Медея (Medeia ) - Трагедия (431 до н. э.)

Есть миф о герое Ясоне, вожде аргонавтов. Он был наследным царем города Иолка в Северной Греции, но власть в городе захватил его старший родственник, властный Пелий, и, чтобы вернуть ее, Ясон должен был совершить подвиг: с друзьями-богатырями на корабле «Арго» доплыть до восточного края земли и там, в стране Колхиде, добыть священное золотое руно, охраняемое драконом. Об этом пла­вании потом Аполлоний Родосский написал поэму «Аргонавтика».
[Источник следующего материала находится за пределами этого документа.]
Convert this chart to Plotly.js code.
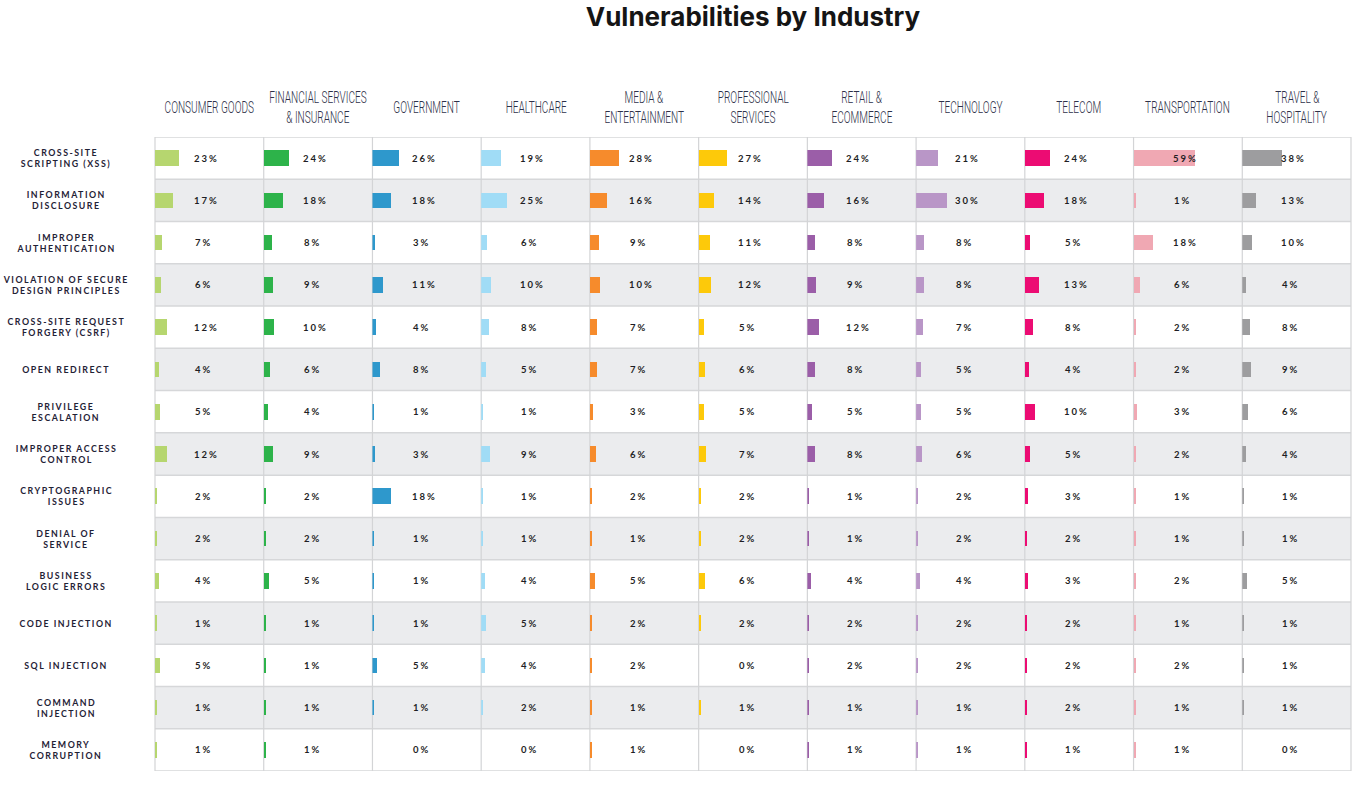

В Колхиде правил могучий царь, сын Солнца; дочь его, царевна-волшебница Медея, полюбила Ясона, они поклялись друг Другу в вер­ности, и она спасла его. Во-первых, она дала ему колдовские снадобья, которые помогли ему сперва выдержать испытательный подвиг — вспахать пашню на огнедышащих быках, — а потом усы­пить охранителя дракона. Во-вторых, когда они отплывали из Колхи­ды, Медея из любви к мужу убила родного брата и разбросала куски его тела по берегу; преследовавшие их колхидяне задержались, погре­бая его, и не смогли настичь беглецов. В-третьих, когда они вернулись в Иолк, Медея, чтобы спасти Ясона от коварства Пелия, предложила дочерям Пелия зарезать их старого отца, обещав после этого воскре­сить его юным. И они зарезали отца, но Медея отказалась от своего обещания, и дочери-отцеубийцы скрылись в изгнание. Однако полу­чить Иолкское царство Ясону не удалось: народ возмутился против чужеземной колдуньи, и Ясон с Медеей и двумя маленькими сыно­вьями бежали в Коринф. Старый коринфский царь, присмотревшись, предложил ему в жены свою дочь и с нею царство, но, конечно, с тем, чтобы он развелся с колдуньей. Ясон принял предложение: может быть, он сам уже начинал бояться Медеи. Он справил новую свадьбу, а Медее царь послал приказ покинуть Коринф. На солнечной колеснице, запряженной драконами, она бежала в Афины, а детям своим велела: «Передайте вашей мачехе мой свадебный дар: шитый плащ и златотканую головную повязку». Плащ и повязка были про­питаны огненным ядом: пламя охватило и юную царевну, и старого царя, и царский дворец. Дети бросились искать спасения в храме, но коринфяне в ярости побили их камнями. Что стало с Ясоном, никто точно не знал.

Коринфянам тяжело было жить с дурной славой детоубийц и не­честивцев. Поэтому, говорит предание, они упросили афинского поэта Еврипида показать в трагедии, что не они убили Ясоновых детей, а сама Медея, их родная мать. Поверить в такой ужас было трудно, но Еврипид заставил в это поверить.

«О, если бы никогда не рушились те сосны, из которых был ско­лочен тот корабль, на котором отплывал Ясон…» — начинается траге­дия. Это говорит старая кормилица Медеи. Ее госпожа только что узнала, что Ясон женится на царевне, но еще не знает, что царь велит ей покинуть Коринф. За сценой слышны стоны Медеи: она клянет и Ясона, и себя, и детей. «Береги детей», — говорит кормилица старо­му воспитателю. Хор коринфских женщин в тревоге: не накликала бы Медея худшей беды! «Ужасна царская гордыня и страсть! лучше мир и мера».